Because they were using "Other People's Money."

"Other People's Money" is what you get from the new ownership model: becoming a public company. You sell shares to a vast swathe of investors, everyone from Aunt Edna to Fireman Joe's Pension Fund, to raise capital. And so when your company starts trading for itself in credit default swaps or liquidity puts, you as CEO don't risk losing your house if the bets go bad. You risk losing Aunt Edna's house. (Note: even with CEO "incentives" that try to align your pay with performance, you still tend to capture the upside of your company's gains and escape most of the pain of the losses.)

Big difference. And a slew of Wall Street banks went public in the 1980s and 1990s (Goldman was late to the party, making the jump in 1999).

Yves Smith at naked capitalism and the always incisive (and often acerbic) business journalist Michael Lewis have noted repeatedly the significance of changed ownership models, re: this financial crisis. And they're right: This constitutes a huge meta-reason for the meltdown. On top of all this, once you really start to leverage up other people's money, the danger of excessive risk-taking compounds fast.

2. IBG (I'll Be Gone)
If you were to use this in a sentence, it would sound something like: "IBG (I'll Be Gone) by the time that trading strategy blows up." The prevalence of short-term thinking -- trying to make the numbers for quarterly earnings reports to satisfy investors and analysts (that's a consequence of playing with "OPM;" you're always performing for the stockholders), trying to hit yearly targets for that fat bonus -- it all tends to focus the mind on the end of the money-seeking nose, and not much farther out.

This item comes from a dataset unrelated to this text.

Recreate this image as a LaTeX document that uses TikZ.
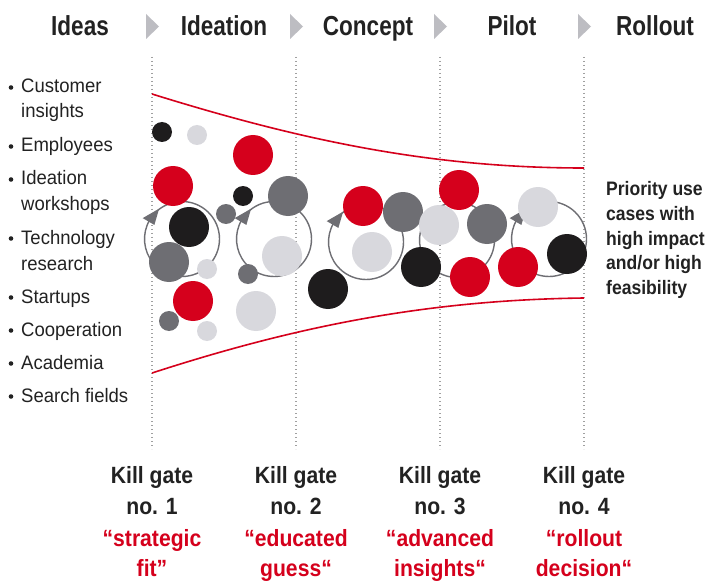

"I'll Be Gone" actually represents the convergence of two bad trends: one, this short-term thinking that reflects in part the stunting of our attention spans, and two, the abdication of personal responsibility ("Hey, my trades went south? So they went south ... that's life, seeya.").

So think about it: if you've got a financial industry with a belief system centered around "get mine, get out, and use other people's money to do it" ... well, why are you surprised that a lot of big reckless bets were made and everyone got out with their bags of gold and no one's being prosecuted?